== Supplied material ==

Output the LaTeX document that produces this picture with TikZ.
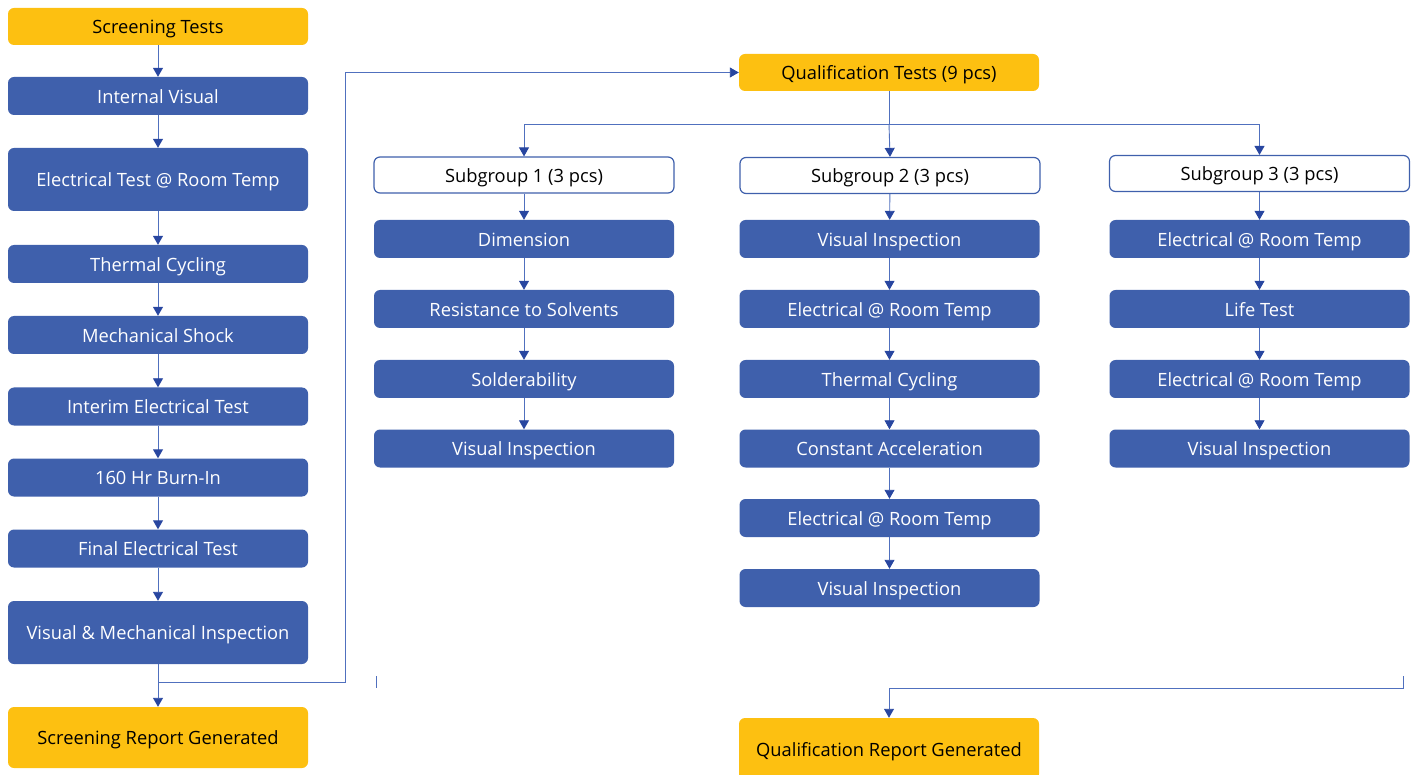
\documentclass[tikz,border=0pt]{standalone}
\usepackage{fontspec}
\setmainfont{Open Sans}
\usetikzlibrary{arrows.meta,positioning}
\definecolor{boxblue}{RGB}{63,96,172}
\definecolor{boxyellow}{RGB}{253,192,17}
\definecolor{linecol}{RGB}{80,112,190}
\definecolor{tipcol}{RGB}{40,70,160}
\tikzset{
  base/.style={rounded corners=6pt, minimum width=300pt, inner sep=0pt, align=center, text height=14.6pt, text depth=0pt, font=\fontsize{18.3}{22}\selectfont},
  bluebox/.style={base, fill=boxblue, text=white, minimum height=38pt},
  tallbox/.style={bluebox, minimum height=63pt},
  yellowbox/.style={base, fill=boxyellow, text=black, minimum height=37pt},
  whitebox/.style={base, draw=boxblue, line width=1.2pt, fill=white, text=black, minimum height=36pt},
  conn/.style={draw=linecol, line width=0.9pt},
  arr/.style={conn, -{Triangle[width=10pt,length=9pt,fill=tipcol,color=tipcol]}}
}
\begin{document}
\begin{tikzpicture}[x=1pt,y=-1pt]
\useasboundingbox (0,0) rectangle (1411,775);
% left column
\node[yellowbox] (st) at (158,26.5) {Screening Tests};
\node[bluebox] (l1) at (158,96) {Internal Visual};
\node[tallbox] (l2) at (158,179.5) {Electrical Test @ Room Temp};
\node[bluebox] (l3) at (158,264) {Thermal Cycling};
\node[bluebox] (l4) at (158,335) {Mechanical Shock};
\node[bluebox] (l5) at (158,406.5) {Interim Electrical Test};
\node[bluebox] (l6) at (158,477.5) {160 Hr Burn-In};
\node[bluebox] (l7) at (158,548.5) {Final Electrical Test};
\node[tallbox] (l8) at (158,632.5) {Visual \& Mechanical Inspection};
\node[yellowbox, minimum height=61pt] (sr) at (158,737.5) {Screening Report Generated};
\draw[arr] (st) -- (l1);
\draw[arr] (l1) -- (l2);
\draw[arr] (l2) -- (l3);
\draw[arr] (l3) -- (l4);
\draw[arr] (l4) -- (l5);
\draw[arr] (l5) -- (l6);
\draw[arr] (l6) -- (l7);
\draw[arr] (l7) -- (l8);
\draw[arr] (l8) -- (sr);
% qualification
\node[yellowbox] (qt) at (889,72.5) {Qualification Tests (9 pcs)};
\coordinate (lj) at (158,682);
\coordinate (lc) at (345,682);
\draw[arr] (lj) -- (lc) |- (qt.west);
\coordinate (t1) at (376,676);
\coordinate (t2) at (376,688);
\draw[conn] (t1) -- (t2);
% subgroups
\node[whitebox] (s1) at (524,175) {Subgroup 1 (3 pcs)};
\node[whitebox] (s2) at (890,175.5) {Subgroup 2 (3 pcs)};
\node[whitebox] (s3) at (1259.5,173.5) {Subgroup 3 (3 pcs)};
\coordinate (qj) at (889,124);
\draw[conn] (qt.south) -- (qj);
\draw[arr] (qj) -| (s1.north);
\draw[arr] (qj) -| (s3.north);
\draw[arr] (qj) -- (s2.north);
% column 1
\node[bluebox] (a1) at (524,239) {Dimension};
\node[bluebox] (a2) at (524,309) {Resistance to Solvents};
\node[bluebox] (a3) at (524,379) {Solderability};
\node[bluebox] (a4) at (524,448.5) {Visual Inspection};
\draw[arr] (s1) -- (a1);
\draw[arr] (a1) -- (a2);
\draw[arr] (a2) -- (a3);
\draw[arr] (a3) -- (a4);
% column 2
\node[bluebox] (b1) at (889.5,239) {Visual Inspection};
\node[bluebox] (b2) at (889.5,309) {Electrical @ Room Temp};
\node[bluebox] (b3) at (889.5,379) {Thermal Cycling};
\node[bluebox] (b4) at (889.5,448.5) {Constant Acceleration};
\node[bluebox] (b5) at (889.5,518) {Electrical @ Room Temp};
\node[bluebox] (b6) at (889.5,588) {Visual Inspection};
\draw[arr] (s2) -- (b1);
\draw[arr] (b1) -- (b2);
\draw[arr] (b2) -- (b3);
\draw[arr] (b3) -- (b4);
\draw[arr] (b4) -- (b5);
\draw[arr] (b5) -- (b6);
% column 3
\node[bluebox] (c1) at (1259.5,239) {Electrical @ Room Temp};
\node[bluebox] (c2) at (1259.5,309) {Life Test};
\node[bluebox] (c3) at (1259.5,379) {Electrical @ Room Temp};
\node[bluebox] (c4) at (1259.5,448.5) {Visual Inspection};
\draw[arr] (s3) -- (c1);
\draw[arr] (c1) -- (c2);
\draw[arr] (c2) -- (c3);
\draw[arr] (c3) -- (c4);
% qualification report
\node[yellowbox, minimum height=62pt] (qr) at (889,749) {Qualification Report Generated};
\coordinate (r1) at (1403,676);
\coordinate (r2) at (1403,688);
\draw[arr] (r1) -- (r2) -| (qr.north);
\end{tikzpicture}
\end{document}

===

Exercise task
Go through the listing above and quote it exactly, apart from its images.

Result of the task
Output the LaTeX document that produces this picture with TikZ.
\documentclass[tikz,border=0pt]{standalone}
\usepackage{fontspec}
\setmainfont{Open Sans}
\usetikzlibrary{arrows.meta,positioning}
\definecolor{boxblue}{RGB}{63,96,172}
\definecolor{boxyellow}{RGB}{253,192,17}
\definecolor{linecol}{RGB}{80,112,190}
\definecolor{tipcol}{RGB}{40,70,160}
\tikzset{
  base/.style={rounded corners=6pt, minimum width=300pt, inner sep=0pt, align=center, text height=14.6pt, text depth=0pt, font=\fontsize{18.3}{22}\selectfont},
  bluebox/.style={base, fill=boxblue, text=white, minimum height=38pt},
  tallbox/.style={bluebox, minimum height=63pt},
  yellowbox/.style={base, fill=boxyellow, text=black, minimum height=37pt},
  whitebox/.style={base, draw=boxblue, line width=1.2pt, fill=white, text=black, minimum height=36pt},
  conn/.style={draw=linecol, line width=0.9pt},
  arr/.style={conn, -{Triangle[width=10pt,length=9pt,fill=tipcol,color=tipcol]}}
}
\begin{document}
\begin{tikzpicture}[x=1pt,y=-1pt]
\useasboundingbox (0,0) rectangle (1411,775);
% left column
\node[yellowbox] (st) at (158,26.5) {Screening Tests};
\node[bluebox] (l1) at (158,96) {Internal Visual};
\node[tallbox] (l2) at (158,179.5) {Electrical Test @ Room Temp};
\node[bluebox] (l3) at (158,264) {Thermal Cycling};
\node[bluebox] (l4) at (158,335) {Mechanical Shock};
\node[bluebox] (l5) at (158,406.5) {Interim Electrical Test};
\node[bluebox] (l6) at (158,477.5) {160 Hr Burn-In};
\node[bluebox] (l7) at (158,548.5) {Final Electrical Test};
\node[tallbox] (l8) at (158,632.5) {Visual \& Mechanical Inspection};
\node[yellowbox, minimum height=61pt] (sr) at (158,737.5) {Screening Report Generated};
\draw[arr] (st) -- (l1);
\draw[arr] (l1) -- (l2);
\draw[arr] (l2) -- (l3);
\draw[arr] (l3) -- (l4);
\draw[arr] (l4) -- (l5);
\draw[arr] (l5) -- (l6);
\draw[arr] (l6) -- (l7);
\draw[arr] (l7) -- (l8);
\draw[arr] (l8) -- (sr);
% qualification
\node[yellowbox] (qt) at (889,72.5) {Qualification Tests (9 pcs)};
\coordinate (lj) at (158,682);
\coordinate (lc) at (345,682);
\draw[arr] (lj) -- (lc) |- (qt.west);
\coordinate (t1) at (376,676);
\coordinate (t2) at (376,688);
\draw[conn] (t1) -- (t2);
% subgroups
\node[whitebox] (s1) at (524,175) {Subgroup 1 (3 pcs)};
\node[whitebox] (s2) at (890,175.5) {Subgroup 2 (3 pcs)};
\node[whitebox] (s3) at (1259.5,173.5) {Subgroup 3 (3 pcs)};
\coordinate (qj) at (889,124);
\draw[conn] (qt.south) -- (qj);
\draw[arr] (qj) -| (s1.north);
\draw[arr] (qj) -| (s3.north);
\draw[arr] (qj) -- (s2.north);
% column 1
\node[bluebox] (a1) at (524,239) {Dimension};
\node[bluebox] (a2) at (524,309) {Resistance to Solvents};
\node[bluebox] (a3) at (524,379) {Solderability};
\node[bluebox] (a4) at (524,448.5) {Visual Inspection};
\draw[arr] (s1) -- (a1);
\draw[arr] (a1) -- (a2);
\draw[arr] (a2) -- (a3);
\draw[arr] (a3) -- (a4);
% column 2
\node[bluebox] (b1) at (889.5,239) {Visual Inspection};
\node[bluebox] (b2) at (889.5,309) {Electrical @ Room Temp};
\node[bluebox] (b3) at (889.5,379) {Thermal Cycling};
\node[bluebox] (b4) at (889.5,448.5) {Constant Acceleration};
\node[bluebox] (b5) at (889.5,518) {Electrical @ Room Temp};
\node[bluebox] (b6) at (889.5,588) {Visual Inspection};
\draw[arr] (s2) -- (b1);
\draw[arr] (b1) -- (b2);
\draw[arr] (b2) -- (b3);
\draw[arr] (b3) -- (b4);
\draw[arr] (b4) -- (b5);
\draw[arr] (b5) -- (b6);
% column 3
\node[bluebox] (c1) at (1259.5,239) {Electrical @ Room Temp};
\node[bluebox] (c2) at (1259.5,309) {Life Test};
\node[bluebox] (c3) at (1259.5,379) {Electrical @ Room Temp};
\node[bluebox] (c4) at (1259.5,448.5) {Visual Inspection};
\draw[arr] (s3) -- (c1);
\draw[arr] (c1) -- (c2);
\draw[arr] (c2) -- (c3);
\draw[arr] (c3) -- (c4);
% qualification report
\node[yellowbox, minimum height=62pt] (qr) at (889,749) {Qualification Report Generated};
\coordinate (r1) at (1403,676);
\coordinate (r2) at (1403,688);
\draw[arr] (r1) -- (r2) -| (qr.north);
\end{tikzpicture}
\end{document}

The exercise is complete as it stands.